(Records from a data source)
---+---

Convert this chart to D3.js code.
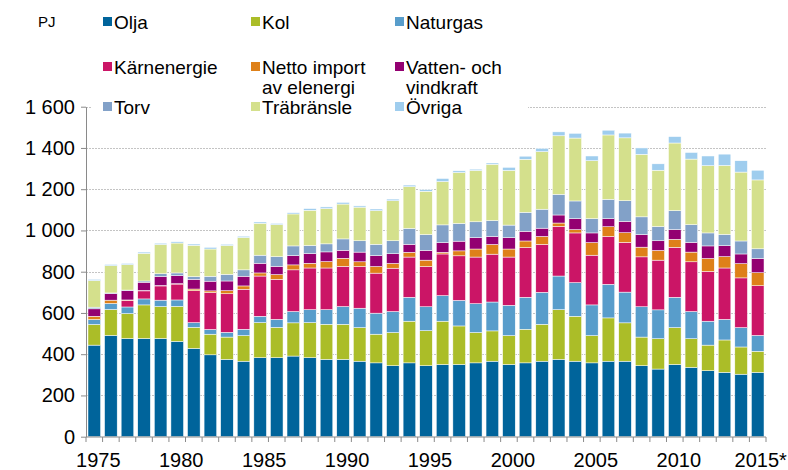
<!DOCTYPE html>
<html><head><meta charset="utf-8">
<script src="https://cdn.jsdelivr.net/npm/d3@7"></script>
<style>
body{margin:0;background:#fff}
svg{display:block;font-family:"Liberation Sans",Arial,sans-serif}
</style>
</head><body><svg id="c" width="788" height="470"></svg>
<script>
const years = [1975,1976,1977,1978,1979,1980,1981,1982,1983,1984,1985,1986,1987,1988,1989,1990,1991,1992,1993,1994,1995,1996,1997,1998,1999,2000,2001,2002,2003,2004,2005,2006,2007,2008,2009,2010,2011,2012,2013,2014,2015];
const olja        = [444,491,476,476,476,462,428,397,375,366,383,383,391,383,375,375,366,358,344,358,344,350,350,358,366,350,358,366,375,366,358,366,366,344,328,350,336,320,312,303,312];
const kol         = [100,126,121,163,155,170,102,100,108,124,170,147,161,170,170,170,163,139,161,202,170,210,187,147,147,140,163,179,241,218,132,210,186,139,147,179,139,124,157,132,102];
const naturgas    = [24,29,32,29,31,31,23,23,23,31,31,39,55,63,71,86,94,102,102,116,116,124,124,140,140,147,155,155,163,163,149,163,149,147,140,147,132,116,100,94,77];
const karnenergie = [0,0,32,39,69,77,155,179,187,194,195,194,202,202,202,195,202,194,210,195,195,202,216,226,232,234,241,232,241,241,241,232,241,242,241,242,241,241,249,241,241];
const nettoImport = [16,16,2,2,2,2,8,8,15,16,15,23,24,23,31,39,23,32,23,23,31,8,24,39,47,39,32,39,16,16,61,47,47,47,47,39,47,63,55,69,63];
const vatten      = [36,32,45,40,44,39,47,47,47,47,47,40,45,47,47,39,47,53,47,39,47,47,47,55,39,55,47,40,39,53,47,39,55,61,47,47,47,61,53,47,69];
const torv        = [8,3,3,6,13,13,13,24,32,31,39,47,47,39,39,55,55,55,63,77,77,86,86,77,77,61,92,92,100,86,69,94,100,86,69,92,86,63,55,63,47];
const trabransle  = [129,132,123,134,142,145,152,132,140,157,155,155,155,171,171,169,163,163,194,202,210,210,247,249,273,265,257,279,284,305,281,312,305,303,273,328,318,326,334,334,334];
const ovriga      = [6,6,6,6,6,6,6,8,6,6,6,6,6,8,8,8,6,8,8,8,8,15,8,6,6,15,15,16,19,23,23,23,23,31,31,31,32,47,55,55,47];

const seriesNames = ["Olja","Kol","Naturgas","Kärnenergie","Netto import av elenergi","Vatten- och vindkraft","Torv","Träbränsle","Övriga"];
const seriesData = [olja,kol,naturgas,karnenergie,nettoImport,vatten,torv,trabransle,ovriga];
const colors = ["#00649b","#abbd28","#589dcb","#cb1566","#de8019","#930071","#82a1c8","#d4e08c","#9fcdee"];
const yTicks = [0,200,400,600,800,1000,1200,1400,1600];
const xLabels = {1975:"1975",1980:"1980",1985:"1985",1990:"1990",1995:"1995",2000:"2000",2005:"2005",2010:"2010",2015:"2015*"};
const unitLabel = "PJ";

const rows = years.map((yr,i)=>{
  const r = {year:yr};
  seriesNames.forEach((n,k)=>{ r[n] = seriesData[k][i]; });
  return r;
});

const svg = d3.select("#c");
const x = d3.scaleBand().domain(years).range([86,766]).paddingInner(0.24).paddingOuter(0.12);
const y = d3.scaleLinear().domain([0,1600]).range([436.7,106.7]);
const fmt = d3.formatLocale({decimal:",",thousands:" ",grouping:[3],currency:["",""]}).format(",");

// gridlines
svg.append("g").selectAll("line").data(yTicks.filter(d=>d>0)).join("line")
  .attr("x1",86).attr("x2",766).attr("y1",d=>Math.round(y(d))+0.5).attr("y2",d=>Math.round(y(d))+0.5)
  .attr("stroke","#c4c4c4").attr("stroke-width",1).attr("stroke-dasharray","2,1");

// bars
const stack = d3.stack().keys(seriesNames)(rows);
svg.append("g").selectAll("g").data(stack).join("g")
  .attr("fill",(d,i)=>colors[i])
  .selectAll("rect").data(d=>d).join("rect")
  .attr("x",d=>x(d.data.year)).attr("width",x.bandwidth())
  .attr("y",d=>y(d[1])).attr("height",d=>Math.max(0,y(d[0])-y(d[1])))
  .attr("stroke","#ffffff").attr("stroke-width",0.5);

// y axis
const yAxis = svg.append("g").attr("transform","translate(86,0)")
  .call(d3.axisLeft(y).tickValues(yTicks).tickSize(5).tickSizeOuter(0).tickFormat(d=>fmt(d)).tickPadding(6));
yAxis.select(".domain").attr("stroke","#8a8a8a");
yAxis.selectAll(".tick line").attr("stroke","#8a8a8a");
yAxis.selectAll(".tick text").attr("font-size",20).attr("fill","#000").attr("font-family","'Liberation Sans',Arial,sans-serif");

// x axis
const step = x.step();
const bounds = years.map(yr=>x(yr)-x.paddingOuter()*step);
bounds.push(x(years[years.length-1])+x.bandwidth()+x.paddingOuter()*step);
const xg = svg.append("g");
xg.append("line").attr("x1",86).attr("x2",766).attr("y1",437).attr("y2",437).attr("stroke","#8a8a8a");
xg.selectAll("line.t").data(bounds).join("line").attr("class","t")
  .attr("x1",d=>d).attr("x2",d=>d).attr("y1",437).attr("y2",442).attr("stroke","#8a8a8a");
xg.selectAll("text").data(years.filter(yr=>xLabels[yr])).join("text")
  .attr("x",d=>x(d)+x.bandwidth()/2+ (xLabels[d].length>4?3:4)).attr("y",467)
  .attr("text-anchor","middle").attr("font-size",20).attr("fill","#000")
  .text(d=>xLabels[d]);

// unit
svg.append("text").attr("x",38).attr("y",27).attr("font-size",15).text(unitLabel);

// legend
const lg = svg.append("g");
lg.append("rect").attr("x",92).attr("y",0).attr("width",436).attr("height",121).attr("fill","#fff");
const colX = [103,251,395];
const rowY = [29,74,114];
const legendLines = [["Olja"],["Kol"],["Naturgas"],["Kärnenergie"],["Netto import","av elenergi"],["Vatten- och","vindkraft"],["Torv"],["Träbränsle"],["Övriga"]];
seriesNames.forEach((n,i)=>{
  const cx = colX[i%3], cy = rowY[Math.floor(i/3)];
  const g = lg.append("g");
  g.append("rect").attr("x",cx).attr("y",cy-12).attr("width",9).attr("height",9).attr("fill",colors[i]);
  g.append("text").attr("x",cx+11).attr("y",cy).attr("font-size",19).attr("fill","#000")
    .selectAll("tspan").data(legendLines[i]).join("tspan")
    .attr("x",cx+11).attr("dy",(d,j)=>j===0?0:20).text(d=>d);
});
</script>
</body></html>
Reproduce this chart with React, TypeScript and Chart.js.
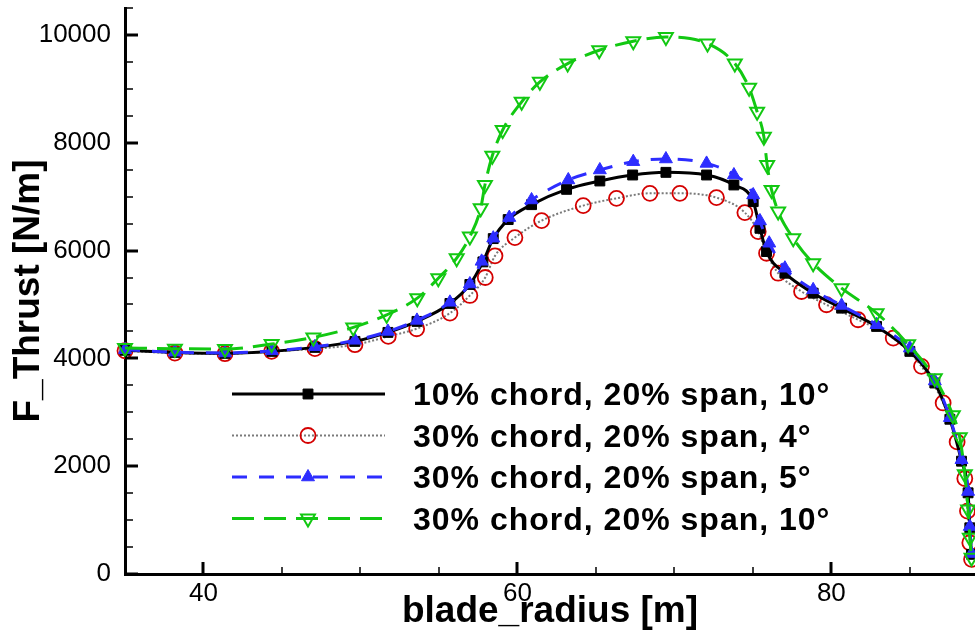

---+---

Problem description
Make a verbatim copy of all the entries and strip out the pictures.

The response
Convert this chart to D3.js code.
<!DOCTYPE html>
<html><head><meta charset="utf-8">
<script src="https://cdn.jsdelivr.net/npm/d3@7"></script>
<style>
body{margin:0;background:#fff}
svg{display:block;font-family:"Liberation Sans",Arial,sans-serif}
</style>
</head><body><svg id="c" width="788" height="470"></svg>
<script>
const years = [1975,1976,1977,1978,1979,1980,1981,1982,1983,1984,1985,1986,1987,1988,1989,1990,1991,1992,1993,1994,1995,1996,1997,1998,1999,2000,2001,2002,2003,2004,2005,2006,2007,2008,2009,2010,2011,2012,2013,2014,2015];
const olja        = [444,491,476,476,476,462,428,397,375,366,383,383,391,383,375,375,366,358,344,358,344,350,350,358,366,350,358,366,375,366,358,366,366,344,328,350,336,320,312,303,312];
const kol         = [100,126,121,163,155,170,102,100,108,124,170,147,161,170,170,170,163,139,161,202,170,210,187,147,147,140,163,179,241,218,132,210,186,139,147,179,139,124,157,132,102];
const naturgas    = [24,29,32,29,31,31,23,23,23,31,31,39,55,63,71,86,94,102,102,116,116,124,124,140,140,147,155,155,163,163,149,163,149,147,140,147,132,116,100,94,77];
const karnenergie = [0,0,32,39,69,77,155,179,187,194,195,194,202,202,202,195,202,194,210,195,195,202,216,226,232,234,241,232,241,241,241,232,241,242,241,242,241,241,249,241,241];
const nettoImport = [16,16,2,2,2,2,8,8,15,16,15,23,24,23,31,39,23,32,23,23,31,8,24,39,47,39,32,39,16,16,61,47,47,47,47,39,47,63,55,69,63];
const vatten      = [36,32,45,40,44,39,47,47,47,47,47,40,45,47,47,39,47,53,47,39,47,47,47,55,39,55,47,40,39,53,47,39,55,61,47,47,47,61,53,47,69];
const torv        = [8,3,3,6,13,13,13,24,32,31,39,47,47,39,39,55,55,55,63,77,77,86,86,77,77,61,92,92,100,86,69,94,100,86,69,92,86,63,55,63,47];
const trabransle  = [129,132,123,134,142,145,152,132,140,157,155,155,155,171,171,169,163,163,194,202,210,210,247,249,273,265,257,279,284,305,281,312,305,303,273,328,318,326,334,334,334];
const ovriga      = [6,6,6,6,6,6,6,8,6,6,6,6,6,8,8,8,6,8,8,8,8,15,8,6,6,15,15,16,19,23,23,23,23,31,31,31,32,47,55,55,47];

const seriesNames = ["Olja","Kol","Naturgas","Kärnenergie","Netto import av elenergi","Vatten- och vindkraft","Torv","Träbränsle","Övriga"];
const seriesData = [olja,kol,naturgas,karnenergie,nettoImport,vatten,torv,trabransle,ovriga];
const colors = ["#00649b","#abbd28","#589dcb","#cb1566","#de8019","#930071","#82a1c8","#d4e08c","#9fcdee"];
const yTicks = [0,200,400,600,800,1000,1200,1400,1600];
const xLabels = {1975:"1975",1980:"1980",1985:"1985",1990:"1990",1995:"1995",2000:"2000",2005:"2005",2010:"2010",2015:"2015*"};
const unitLabel = "PJ";

const rows = years.map((yr,i)=>{
  const r = {year:yr};
  seriesNames.forEach((n,k)=>{ r[n] = seriesData[k][i]; });
  return r;
});

const svg = d3.select("#c");
const x = d3.scaleBand().domain(years).range([86,766]).paddingInner(0.24).paddingOuter(0.12);
const y = d3.scaleLinear().domain([0,1600]).range([436.7,106.7]);
const fmt = d3.formatLocale({decimal:",",thousands:" ",grouping:[3],currency:["",""]}).format(",");

// gridlines
svg.append("g").selectAll("line").data(yTicks.filter(d=>d>0)).join("line")
  .attr("x1",86).attr("x2",766).attr("y1",d=>Math.round(y(d))+0.5).attr("y2",d=>Math.round(y(d))+0.5)
  .attr("stroke","#c4c4c4").attr("stroke-width",1).attr("stroke-dasharray","2,1");

// bars
const stack = d3.stack().keys(seriesNames)(rows);
svg.append("g").selectAll("g").data(stack).join("g")
  .attr("fill",(d,i)=>colors[i])
  .selectAll("rect").data(d=>d).join("rect")
  .attr("x",d=>x(d.data.year)).attr("width",x.bandwidth())
  .attr("y",d=>y(d[1])).attr("height",d=>Math.max(0,y(d[0])-y(d[1])))
  .attr("stroke","#ffffff").attr("stroke-width",0.5);

// y axis
const yAxis = svg.append("g").attr("transform","translate(86,0)")
  .call(d3.axisLeft(y).tickValues(yTicks).tickSize(5).tickSizeOuter(0).tickFormat(d=>fmt(d)).tickPadding(6));
yAxis.select(".domain").attr("stroke","#8a8a8a");
yAxis.selectAll(".tick line").attr("stroke","#8a8a8a");
yAxis.selectAll(".tick text").attr("font-size",20).attr("fill","#000").attr("font-family","'Liberation Sans',Arial,sans-serif");

// x axis
const step = x.step();
const bounds = years.map(yr=>x(yr)-x.paddingOuter()*step);
bounds.push(x(years[years.length-1])+x.bandwidth()+x.paddingOuter()*step);
const xg = svg.append("g");
xg.append("line").attr("x1",86).attr("x2",766).attr("y1",437).attr("y2",437).attr("stroke","#8a8a8a");
xg.selectAll("line.t").data(bounds).join("line").attr("class","t")
  .attr("x1",d=>d).attr("x2",d=>d).attr("y1",437).attr("y2",442).attr("stroke","#8a8a8a");
xg.selectAll("text").data(years.filter(yr=>xLabels[yr])).join("text")
  .attr("x",d=>x(d)+x.bandwidth()/2+ (xLabels[d].length>4?3:4)).attr("y",467)
  .attr("text-anchor","middle").attr("font-size",20).attr("fill","#000")
  .text(d=>xLabels[d]);

// unit
svg.append("text").attr("x",38).attr("y",27).attr("font-size",15).text(unitLabel);

// legend
const lg = svg.append("g");
lg.append("rect").attr("x",92).attr("y",0).attr("width",436).attr("height",121).attr("fill","#fff");
const colX = [103,251,395];
const rowY = [29,74,114];
const legendLines = [["Olja"],["Kol"],["Naturgas"],["Kärnenergie"],["Netto import","av elenergi"],["Vatten- och","vindkraft"],["Torv"],["Träbränsle"],["Övriga"]];
seriesNames.forEach((n,i)=>{
  const cx = colX[i%3], cy = rowY[Math.floor(i/3)];
  const g = lg.append("g");
  g.append("rect").attr("x",cx).attr("y",cy-12).attr("width",9).attr("height",9).attr("fill",colors[i]);
  g.append("text").attr("x",cx+11).attr("y",cy).attr("font-size",19).attr("fill","#000")
    .selectAll("tspan").data(legendLines[i]).join("tspan")
    .attr("x",cx+11).attr("dy",(d,j)=>j===0?0:20).text(d=>d);
});
</script>
</body></html>
Reproduce this chart with React, TypeScript and Chart.js.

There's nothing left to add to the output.